Having a very weird problem with Glue. Using it to run some ETL on data I'm moving from MySQL RDS to Redshift. Using the same code I used on another table, where it worked fine and copied all the data as it should have.
However on the second table, for some reason it doesn't copy the data in the id column from MySQL. The id column on Redshift is completely blank.
query_df = spark.read.format("jdbc").option("url",
args['RDSURL']).option("driver",
args['RDSDRIVER']).option("dbtable",
args['RDSQUERY']).option("user", args['RDSUSER']).option("password",
args['RDSPASS']).load()
datasource0 = DynamicFrame.fromDF(query_df, glueContext,
"datasource0")
logging.info(datasource0.show())
applymapping1 = ApplyMapping.apply(frame = datasource0, mappings =
[("id", "int", "id", "int"), ... , transformation_ctx =
"applymapping1")
logging.info(applymapping1.show())
From the above logs I print above I can see that the Dynamic Frame contains the id field even after ApplyMapping.
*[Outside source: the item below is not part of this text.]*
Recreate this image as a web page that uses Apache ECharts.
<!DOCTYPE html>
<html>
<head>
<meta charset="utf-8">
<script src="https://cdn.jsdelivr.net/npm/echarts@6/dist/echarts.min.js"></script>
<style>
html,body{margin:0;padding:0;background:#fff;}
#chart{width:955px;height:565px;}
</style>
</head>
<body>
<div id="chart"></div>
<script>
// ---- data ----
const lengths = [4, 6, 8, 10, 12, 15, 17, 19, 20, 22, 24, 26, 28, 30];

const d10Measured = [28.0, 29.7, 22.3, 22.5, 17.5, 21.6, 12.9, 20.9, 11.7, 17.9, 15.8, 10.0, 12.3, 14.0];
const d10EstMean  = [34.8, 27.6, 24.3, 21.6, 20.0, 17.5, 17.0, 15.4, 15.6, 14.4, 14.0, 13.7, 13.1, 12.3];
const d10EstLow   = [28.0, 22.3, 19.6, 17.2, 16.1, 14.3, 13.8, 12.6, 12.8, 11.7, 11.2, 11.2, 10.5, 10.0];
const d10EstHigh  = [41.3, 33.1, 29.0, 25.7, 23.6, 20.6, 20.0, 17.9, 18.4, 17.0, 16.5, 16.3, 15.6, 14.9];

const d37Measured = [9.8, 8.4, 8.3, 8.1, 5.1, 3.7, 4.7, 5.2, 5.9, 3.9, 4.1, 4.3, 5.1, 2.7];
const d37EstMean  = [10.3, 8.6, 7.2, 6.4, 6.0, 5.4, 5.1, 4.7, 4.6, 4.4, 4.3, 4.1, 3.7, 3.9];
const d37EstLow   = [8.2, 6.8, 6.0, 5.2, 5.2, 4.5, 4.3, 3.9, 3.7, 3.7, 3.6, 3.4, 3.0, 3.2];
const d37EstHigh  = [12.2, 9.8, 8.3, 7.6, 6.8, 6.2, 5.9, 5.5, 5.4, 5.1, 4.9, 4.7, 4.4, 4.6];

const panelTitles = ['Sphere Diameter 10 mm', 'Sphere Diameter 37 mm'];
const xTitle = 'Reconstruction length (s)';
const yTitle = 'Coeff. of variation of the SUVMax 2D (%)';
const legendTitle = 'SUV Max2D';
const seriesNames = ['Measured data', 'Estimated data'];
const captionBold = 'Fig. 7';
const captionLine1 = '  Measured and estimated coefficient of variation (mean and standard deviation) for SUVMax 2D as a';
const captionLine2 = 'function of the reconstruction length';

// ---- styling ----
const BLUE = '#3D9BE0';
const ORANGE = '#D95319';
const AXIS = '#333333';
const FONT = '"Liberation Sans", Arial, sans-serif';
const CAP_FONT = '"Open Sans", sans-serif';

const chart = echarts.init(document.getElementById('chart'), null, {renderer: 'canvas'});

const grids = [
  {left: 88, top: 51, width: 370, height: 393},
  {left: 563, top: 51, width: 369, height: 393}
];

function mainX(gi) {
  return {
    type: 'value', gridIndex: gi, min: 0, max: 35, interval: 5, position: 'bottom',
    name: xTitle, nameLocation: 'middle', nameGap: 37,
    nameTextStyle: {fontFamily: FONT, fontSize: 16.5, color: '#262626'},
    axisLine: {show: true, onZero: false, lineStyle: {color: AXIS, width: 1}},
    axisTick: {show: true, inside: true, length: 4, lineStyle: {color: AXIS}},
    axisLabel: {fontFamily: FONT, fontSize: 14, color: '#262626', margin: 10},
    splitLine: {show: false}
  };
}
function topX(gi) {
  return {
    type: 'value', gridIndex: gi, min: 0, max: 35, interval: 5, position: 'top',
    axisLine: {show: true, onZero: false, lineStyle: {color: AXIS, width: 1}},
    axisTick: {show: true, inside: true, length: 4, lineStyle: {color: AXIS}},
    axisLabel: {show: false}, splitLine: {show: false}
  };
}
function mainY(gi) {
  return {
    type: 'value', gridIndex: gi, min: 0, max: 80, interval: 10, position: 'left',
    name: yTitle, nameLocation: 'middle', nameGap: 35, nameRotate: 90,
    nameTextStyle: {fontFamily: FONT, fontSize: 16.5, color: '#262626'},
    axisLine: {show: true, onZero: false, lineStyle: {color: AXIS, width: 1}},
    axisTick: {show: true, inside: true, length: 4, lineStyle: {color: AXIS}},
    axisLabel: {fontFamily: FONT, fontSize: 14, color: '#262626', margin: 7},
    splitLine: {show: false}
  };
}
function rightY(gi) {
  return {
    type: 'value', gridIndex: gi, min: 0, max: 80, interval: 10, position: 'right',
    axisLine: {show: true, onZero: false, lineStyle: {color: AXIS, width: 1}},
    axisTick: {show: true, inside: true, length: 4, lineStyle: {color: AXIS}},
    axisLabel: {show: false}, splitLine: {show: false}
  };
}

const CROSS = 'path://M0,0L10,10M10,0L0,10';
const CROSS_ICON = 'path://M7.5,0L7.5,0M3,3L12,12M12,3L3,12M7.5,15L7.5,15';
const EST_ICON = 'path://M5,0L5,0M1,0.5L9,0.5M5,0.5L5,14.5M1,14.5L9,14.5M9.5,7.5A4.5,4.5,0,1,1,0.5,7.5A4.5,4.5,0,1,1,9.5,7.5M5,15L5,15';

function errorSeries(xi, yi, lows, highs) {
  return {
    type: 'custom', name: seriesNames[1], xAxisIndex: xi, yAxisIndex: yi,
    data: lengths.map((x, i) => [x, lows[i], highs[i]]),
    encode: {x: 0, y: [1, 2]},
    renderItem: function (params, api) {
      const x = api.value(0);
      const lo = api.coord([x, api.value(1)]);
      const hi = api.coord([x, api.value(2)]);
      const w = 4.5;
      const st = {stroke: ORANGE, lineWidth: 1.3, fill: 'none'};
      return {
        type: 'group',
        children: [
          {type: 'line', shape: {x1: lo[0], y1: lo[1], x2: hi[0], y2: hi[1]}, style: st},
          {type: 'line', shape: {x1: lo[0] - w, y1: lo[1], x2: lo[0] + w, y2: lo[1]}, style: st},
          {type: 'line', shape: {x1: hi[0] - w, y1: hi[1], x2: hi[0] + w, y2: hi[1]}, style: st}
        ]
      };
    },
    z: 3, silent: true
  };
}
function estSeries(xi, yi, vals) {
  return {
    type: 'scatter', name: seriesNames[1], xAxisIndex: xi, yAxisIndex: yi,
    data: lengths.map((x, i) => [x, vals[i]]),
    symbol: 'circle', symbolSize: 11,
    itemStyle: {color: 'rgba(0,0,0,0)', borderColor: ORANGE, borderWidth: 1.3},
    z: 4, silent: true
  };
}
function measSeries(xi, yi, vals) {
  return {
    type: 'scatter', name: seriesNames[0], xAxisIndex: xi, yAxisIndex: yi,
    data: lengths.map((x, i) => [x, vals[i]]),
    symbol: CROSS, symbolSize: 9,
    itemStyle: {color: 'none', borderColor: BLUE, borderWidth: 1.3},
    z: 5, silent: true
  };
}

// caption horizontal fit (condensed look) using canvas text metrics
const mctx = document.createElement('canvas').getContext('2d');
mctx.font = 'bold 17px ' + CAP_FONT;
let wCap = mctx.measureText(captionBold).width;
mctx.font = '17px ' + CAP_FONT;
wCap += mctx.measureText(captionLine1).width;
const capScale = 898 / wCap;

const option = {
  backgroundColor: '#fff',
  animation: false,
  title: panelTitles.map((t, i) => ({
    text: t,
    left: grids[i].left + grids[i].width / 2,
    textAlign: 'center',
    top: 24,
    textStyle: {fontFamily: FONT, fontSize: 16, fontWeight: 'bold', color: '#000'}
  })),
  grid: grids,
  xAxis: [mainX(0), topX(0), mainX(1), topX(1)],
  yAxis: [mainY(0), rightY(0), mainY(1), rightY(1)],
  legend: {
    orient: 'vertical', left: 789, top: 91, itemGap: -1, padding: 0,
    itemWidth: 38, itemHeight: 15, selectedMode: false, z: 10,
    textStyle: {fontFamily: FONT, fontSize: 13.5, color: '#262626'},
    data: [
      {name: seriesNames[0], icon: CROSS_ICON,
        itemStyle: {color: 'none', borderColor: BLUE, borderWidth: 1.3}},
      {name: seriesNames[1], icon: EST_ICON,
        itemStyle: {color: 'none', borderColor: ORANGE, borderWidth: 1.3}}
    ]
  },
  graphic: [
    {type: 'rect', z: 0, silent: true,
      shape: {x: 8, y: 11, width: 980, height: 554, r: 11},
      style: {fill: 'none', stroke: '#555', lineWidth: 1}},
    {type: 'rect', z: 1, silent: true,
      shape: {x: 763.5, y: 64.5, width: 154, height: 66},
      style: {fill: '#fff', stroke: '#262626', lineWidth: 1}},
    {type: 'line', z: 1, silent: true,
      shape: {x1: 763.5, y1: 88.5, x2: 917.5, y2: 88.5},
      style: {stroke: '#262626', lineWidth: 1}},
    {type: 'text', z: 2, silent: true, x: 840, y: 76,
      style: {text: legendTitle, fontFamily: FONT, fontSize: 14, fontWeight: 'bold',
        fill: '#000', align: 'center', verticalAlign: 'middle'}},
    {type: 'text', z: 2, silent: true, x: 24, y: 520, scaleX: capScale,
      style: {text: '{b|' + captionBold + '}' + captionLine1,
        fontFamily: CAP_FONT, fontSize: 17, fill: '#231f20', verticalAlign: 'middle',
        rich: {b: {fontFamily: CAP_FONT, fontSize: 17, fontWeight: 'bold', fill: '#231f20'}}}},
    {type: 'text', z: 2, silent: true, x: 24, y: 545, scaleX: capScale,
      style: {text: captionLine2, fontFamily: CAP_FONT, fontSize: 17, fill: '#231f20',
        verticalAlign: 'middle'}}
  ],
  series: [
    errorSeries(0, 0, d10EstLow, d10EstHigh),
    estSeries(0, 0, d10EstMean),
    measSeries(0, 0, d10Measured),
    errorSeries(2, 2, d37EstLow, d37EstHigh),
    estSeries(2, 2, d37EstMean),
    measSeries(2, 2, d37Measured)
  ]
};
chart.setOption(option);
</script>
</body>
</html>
datasink2 = glueContext.write_dynamic_frame.from_jdbc_conf(frame =
applymapping1, catalog_connection = args['RSCLUSTER'],
connection_options = {"dbtable": args['RSTABLE'], "database":
args['RSDB']}, redshift_tmp_dir = args["TempDir"],
transformation_ctx = "datasink2")
The problem seems to happening here I think? After this the job completes, on checking Redshift the id column is completely empty.
Very puzzled by this behaviour. The exact code worked fine on another table, the only differences between the id in these two tables is that this table has id as int (11) unsigned while the table where the code worked had id as int (10) signed.